---------- DATA FOR THIS TASK ----------

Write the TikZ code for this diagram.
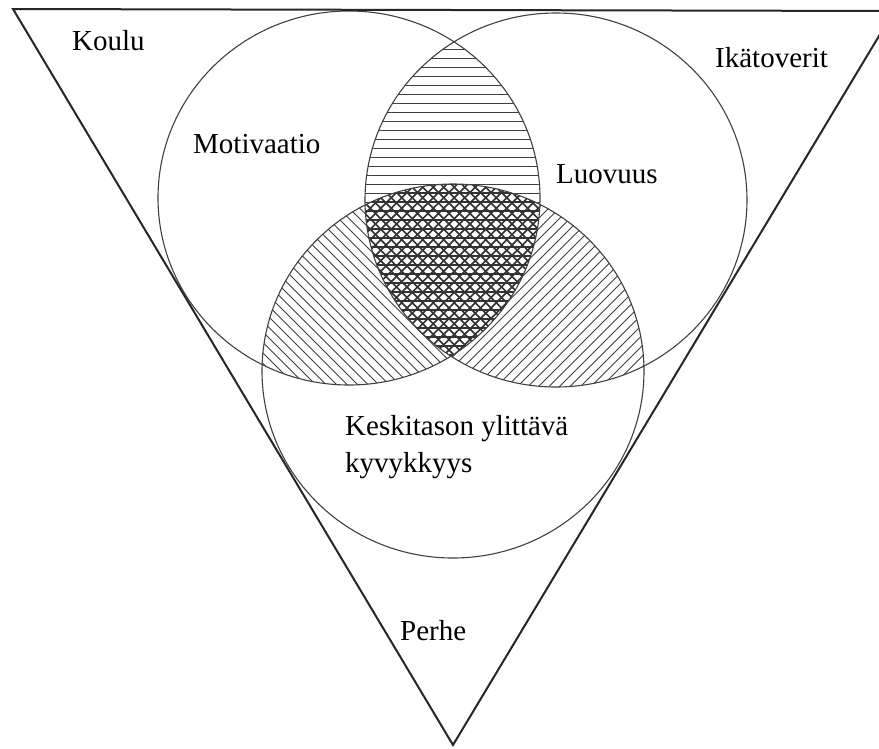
\documentclass[tikz,border=0pt]{standalone}
\usepackage{fontspec}
\setmainfont{Liberation Serif}
\begin{document}
\begin{tikzpicture}[x=1pt,y=-1pt,
  circ/.style={draw=black!75, line width=1.1pt},
  tri/.style={draw=black!85, line width=2pt, line join=miter},
  hatch/.style={draw=black!75, line width=0.9pt},
  hatchdark/.style={draw=black!80, line width=1.5pt},
  lbl/.style={anchor=base west, inner sep=0pt, font=\fontsize{29}{34}\selectfont}]
\useasboundingbox (0,0) rectangle (879,748);
% horizontal hatch in L cap R
\begin{scope}
  \clip (349,198) ellipse [x radius=191pt, y radius=187pt];
  \clip (556,200) ellipse [x radius=191pt, y radius=187pt];
  \foreach \yy in {40,49,...,400} \draw[hatch] (300,\yy) -- (620,\yy);
\end{scope}
% NW hatch in L cap B
\begin{scope}
  \clip (349,198) ellipse [x radius=191pt, y radius=187pt];
  \clip (453,371) ellipse [x radius=191pt, y radius=187pt];
  \foreach \cc in {-300,-289.5,...,600} \draw[hatch] (\cc,0) -- ({\cc+700},700);
\end{scope}
% NE hatch in R cap B
\begin{scope}
  \clip (556,200) ellipse [x radius=191pt, y radius=187pt];
  \clip (453,371) ellipse [x radius=191pt, y radius=187pt];
  \foreach \cc in {400,410.5,...,1300} \draw[hatch] (\cc,0) -- ({\cc-700},700);
\end{scope}
% denser mesh in the centre (L cap R cap B)
\begin{scope}
  \clip (349,198) ellipse [x radius=191pt, y radius=187pt];
  \clip (556,200) ellipse [x radius=191pt, y radius=187pt];
  \clip (453,371) ellipse [x radius=191pt, y radius=187pt];
  \foreach \yy in {40,49,...,400} \draw[hatchdark] (300,\yy) -- (620,\yy);
  \foreach \cc in {-300,-289.5,...,600} \draw[hatchdark] (\cc,0) -- ({\cc+700},700);
  \foreach \cc in {400,410.5,...,1300} \draw[hatchdark] (\cc,0) -- ({\cc-700},700);
\end{scope}
% circles
\draw[circ] (349,198) ellipse [x radius=191pt, y radius=187pt];
\draw[circ] (556,200) ellipse [x radius=191pt, y radius=187pt];
\draw[circ] (453,371) ellipse [x radius=191pt, y radius=187pt];
% triangle
\begin{scope}
  \clip (0,0) rectangle (879,748);
  \coordinate (tl) at (13,9);
  \coordinate (tr) at (894,11);
  \coordinate (ap) at (453,745);
  \draw[tri] (tl) -- (tr) -- (ap) -- cycle;
\end{scope}
% labels
\node[lbl] (koulu) at (72,50) {Koulu};
\node[lbl] (ika) at (715,67) {Ikätoverit};
\node[lbl] (mot) at (193,153) {Motivaatio};
\node[lbl] (luo) at (556,183) {Luovuus};
\node[lbl] (kesk) at (345,435) {Keskitason ylittävä};
\node[lbl] (kyv) at (345,472) {kyvykkyys};
\node[lbl] (perhe) at (400,640) {Perhe};
\end{tikzpicture}
\end{document}
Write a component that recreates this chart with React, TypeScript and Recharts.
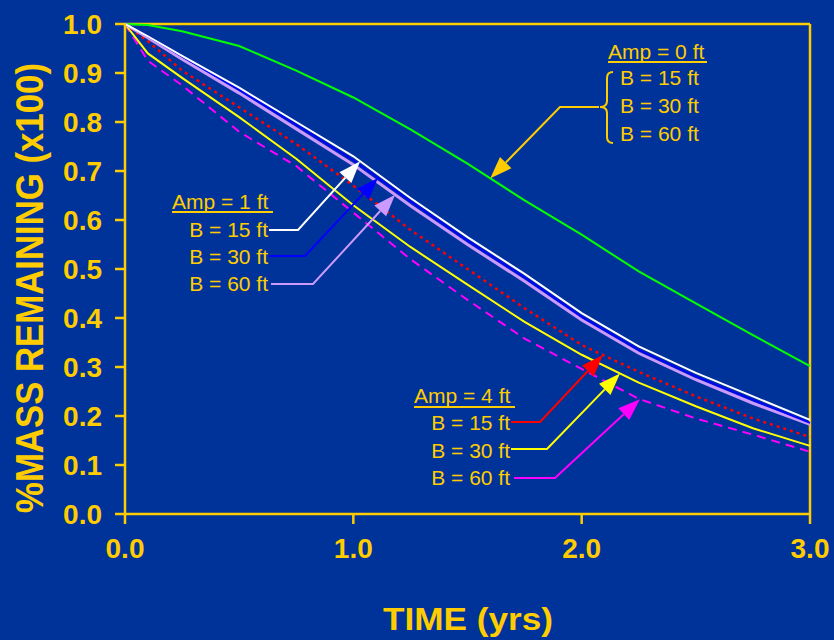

----------

• _PROBLEM DESCRIPTION_: Without including any picture, retype the entries exactly.

• _COMPLETE RESPONSE_:
Write the TikZ code for this diagram.
\documentclass[tikz,border=0pt]{standalone}
\usepackage{fontspec}
\setmainfont{Liberation Serif}
\begin{document}
\begin{tikzpicture}[x=1pt,y=-1pt,
  circ/.style={draw=black!75, line width=1.1pt},
  tri/.style={draw=black!85, line width=2pt, line join=miter},
  hatch/.style={draw=black!75, line width=0.9pt},
  hatchdark/.style={draw=black!80, line width=1.5pt},
  lbl/.style={anchor=base west, inner sep=0pt, font=\fontsize{29}{34}\selectfont}]
\useasboundingbox (0,0) rectangle (879,748);
% horizontal hatch in L cap R
\begin{scope}
  \clip (349,198) ellipse [x radius=191pt, y radius=187pt];
  \clip (556,200) ellipse [x radius=191pt, y radius=187pt];
  \foreach \yy in {40,49,...,400} \draw[hatch] (300,\yy) -- (620,\yy);
\end{scope}
% NW hatch in L cap B
\begin{scope}
  \clip (349,198) ellipse [x radius=191pt, y radius=187pt];
  \clip (453,371) ellipse [x radius=191pt, y radius=187pt];
  \foreach \cc in {-300,-289.5,...,600} \draw[hatch] (\cc,0) -- ({\cc+700},700);
\end{scope}
% NE hatch in R cap B
\begin{scope}
  \clip (556,200) ellipse [x radius=191pt, y radius=187pt];
  \clip (453,371) ellipse [x radius=191pt, y radius=187pt];
  \foreach \cc in {400,410.5,...,1300} \draw[hatch] (\cc,0) -- ({\cc-700},700);
\end{scope}
% denser mesh in the centre (L cap R cap B)
\begin{scope}
  \clip (349,198) ellipse [x radius=191pt, y radius=187pt];
  \clip (556,200) ellipse [x radius=191pt, y radius=187pt];
  \clip (453,371) ellipse [x radius=191pt, y radius=187pt];
  \foreach \yy in {40,49,...,400} \draw[hatchdark] (300,\yy) -- (620,\yy);
  \foreach \cc in {-300,-289.5,...,600} \draw[hatchdark] (\cc,0) -- ({\cc+700},700);
  \foreach \cc in {400,410.5,...,1300} \draw[hatchdark] (\cc,0) -- ({\cc-700},700);
\end{scope}
% circles
\draw[circ] (349,198) ellipse [x radius=191pt, y radius=187pt];
\draw[circ] (556,200) ellipse [x radius=191pt, y radius=187pt];
\draw[circ] (453,371) ellipse [x radius=191pt, y radius=187pt];
% triangle
\begin{scope}
  \clip (0,0) rectangle (879,748);
  \coordinate (tl) at (13,9);
  \coordinate (tr) at (894,11);
  \coordinate (ap) at (453,745);
  \draw[tri] (tl) -- (tr) -- (ap) -- cycle;
\end{scope}
% labels
\node[lbl] (koulu) at (72,50) {Koulu};
\node[lbl] (ika) at (715,67) {Ikätoverit};
\node[lbl] (mot) at (193,153) {Motivaatio};
\node[lbl] (luo) at (556,183) {Luovuus};
\node[lbl] (kesk) at (345,435) {Keskitason ylittävä};
\node[lbl] (kyv) at (345,472) {kyvykkyys};
\node[lbl] (perhe) at (400,640) {Perhe};
\end{tikzpicture}
\end{document}
Write a component that recreates this chart with React, TypeScript and Recharts.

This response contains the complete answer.